# TASK DESCRIPTION
Review the material line by line. Identify and copy every line that contains the string "matplotlib".
++++++++++
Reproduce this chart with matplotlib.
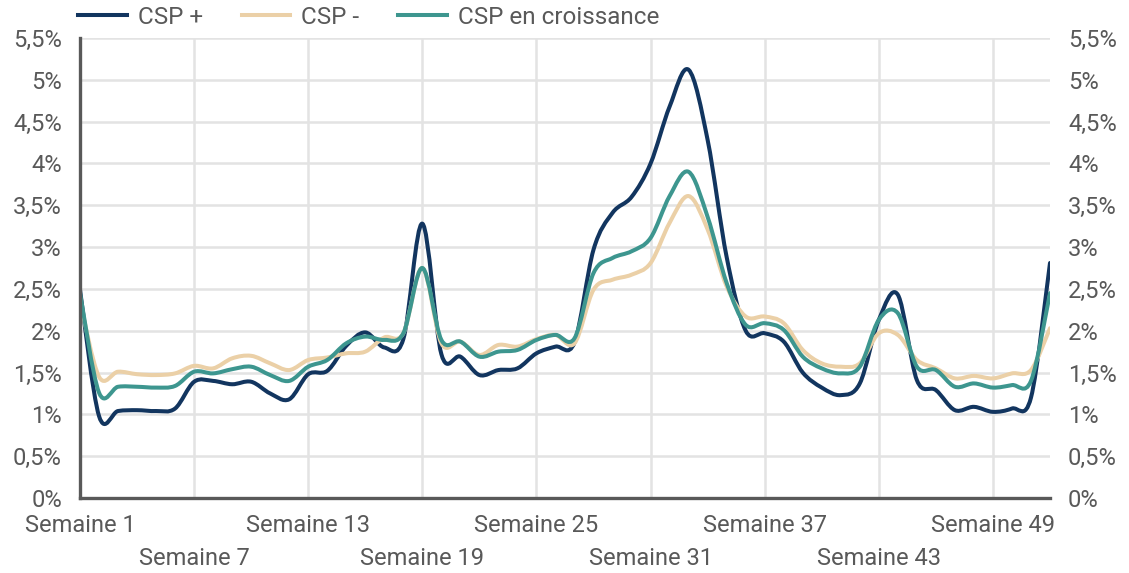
import numpy as np
import matplotlib
matplotlib.use("Agg")
import matplotlib.pyplot as plt  # noqa: E402
from matplotlib.path import Path  # noqa: E402
from matplotlib.patches import PathPatch  # noqa: E402
from matplotlib.lines import Line2D  # noqa: E402
from matplotlib.ticker import FuncFormatter  # noqa: E402

plt.rcParams["font.family"] = ["Roboto", "DejaVu Sans"]

# share of weekly value, in %
weeks = np.arange(1, 53)
csp_plus = [2.49, 0.98, 1.04, 1.05, 1.04, 1.07, 1.39, 1.40, 1.36, 1.39,
            1.25, 1.18, 1.48, 1.52, 1.82, 1.98, 1.80, 1.90, 3.28, 1.72,
            1.69, 1.47, 1.53, 1.55, 1.73, 1.81, 1.86, 2.97, 3.41, 3.60,
            4.00, 4.68, 5.12, 4.28, 2.88, 2.00, 1.97, 1.87, 1.50, 1.32,
            1.23, 1.37, 2.13, 2.43, 1.41, 1.29, 1.05, 1.09, 1.03, 1.07,
            1.20, 2.81]
csp_minus = [2.35, 1.45, 1.51, 1.48, 1.47, 1.49, 1.58, 1.55, 1.67, 1.70,
             1.61, 1.53, 1.65, 1.68, 1.73, 1.75, 1.92, 1.97, 2.75, 1.85,
             1.87, 1.71, 1.83, 1.81, 1.90, 1.95, 1.85, 2.49, 2.61, 2.67,
             2.81, 3.29, 3.61, 3.21, 2.53, 2.17, 2.17, 2.09, 1.77, 1.61,
             1.57, 1.61, 1.97, 1.95, 1.65, 1.55, 1.43, 1.46, 1.43, 1.49,
             1.53, 2.03]
csp_croissance = [2.45, 1.26, 1.33, 1.33, 1.32, 1.34, 1.51, 1.49, 1.54, 1.57,
                  1.47, 1.40, 1.57, 1.65, 1.85, 1.93, 1.89, 1.97, 2.75, 1.89,
                  1.87, 1.69, 1.75, 1.77, 1.89, 1.95, 1.91, 2.69, 2.87, 2.95,
                  3.11, 3.61, 3.90, 3.36, 2.57, 2.07, 2.09, 2.01, 1.69, 1.55,
                  1.49, 1.57, 2.13, 2.21, 1.57, 1.53, 1.33, 1.37, 1.32, 1.35,
                  1.40, 2.45]
series = [("CSP +", csp_plus, "#12355f"),
          ("CSP -", csp_minus, "#ebd0a7"),
          ("CSP en croissance", csp_croissance, "#3d968f")]
row1_weeks = [1, 13, 25, 37, 49]
row2_weeks = [7, 19, 31, 43]

GREY = "#595959"


def smooth_path(x, y):
    # Catmull-Rom through the points, drawn as cubic Bezier segments
    p = np.column_stack([x, y]).astype(float)
    ext = np.vstack([p[0], p, p[-1]])
    verts = [p[0]]
    codes = [Path.MOVETO]
    for i in range(len(p) - 1):
        p0, p1, p2, p3 = ext[i], ext[i + 1], ext[i + 2], ext[i + 3]
        verts += [p1 + (p2 - p0) / 6, p2 - (p3 - p1) / 6, p2]
        codes += [Path.CURVE4] * 3
    return Path(verts, codes)


fig = plt.figure(figsize=(11.29, 5.73), dpi=100)
ax = fig.add_axes([80 / 1129, 1 - 498 / 573, 970 / 1129, 460 / 573])

for name, vals, col in series:
    ax.add_patch(PathPatch(smooth_path(weeks, vals), fill=False, edgecolor=col,
                           lw=2.9, capstyle="round", joinstyle="round", zorder=3))

ax.set_xlim(1, 52)
ax.set_ylim(0, 5.5)
ax.set_yticks(np.arange(0, 5.51, 0.5))
ax.yaxis.set_major_formatter(FuncFormatter(lambda v, _: f"{v:g}".replace(".", ",") + "%"))
ax.set_xticks(row1_weeks)
ax.set_xticklabels([f"Semaine {w}" for w in row1_weeks])
ax.set_xticks(row2_weeks, minor=True)
ax.set_xticklabels([f"Semaine {w}" for w in row2_weeks], minor=True)

ax.tick_params(axis="y", length=0, pad=13, labelsize=17, labelcolor=GREY,
               labelleft=True, labelright=True)
ax.tick_params(axis="x", which="major", length=0, pad=11.5, labelsize=17, labelcolor=GREY)
ax.tick_params(axis="x", which="minor", length=0, pad=35, labelsize=17, labelcolor=GREY)

ax.grid(True, which="both", color="#e3e3e3", lw=1.8, zorder=0)
ax.set_axisbelow(True)
for s in ("top", "right"):
    ax.spines[s].set_visible(False)
for s in ("left", "bottom"):
    ax.spines[s].set_color(GREY)
    ax.spines[s].set_linewidth(2.4)
    ax.spines[s].set_zorder(4)

handles = [Line2D([], [], color=c, lw=2.9) for _, _, c in series]
fig.legend(handles, [n for n, _, _ in series], loc="center left",
           bbox_to_anchor=(78 / 1129, 1 - 17 / 573), ncol=3, frameon=False,
           fontsize=17.5, labelcolor=GREY, handlelength=2.0, handletextpad=0.45,
           columnspacing=1.6, borderpad=0, borderaxespad=0)

fig.savefig("out.png", dpi=100)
++++++++++
# EXERCISE OUTPUT
Reproduce this chart with matplotlib.
import matplotlib
matplotlib.use("Agg")
import matplotlib.pyplot as plt  # noqa: E402
from matplotlib.path import Path  # noqa: E402
from matplotlib.patches import PathPatch  # noqa: E402
from matplotlib.lines import Line2D  # noqa: E402
from matplotlib.ticker import FuncFormatter  # noqa: E402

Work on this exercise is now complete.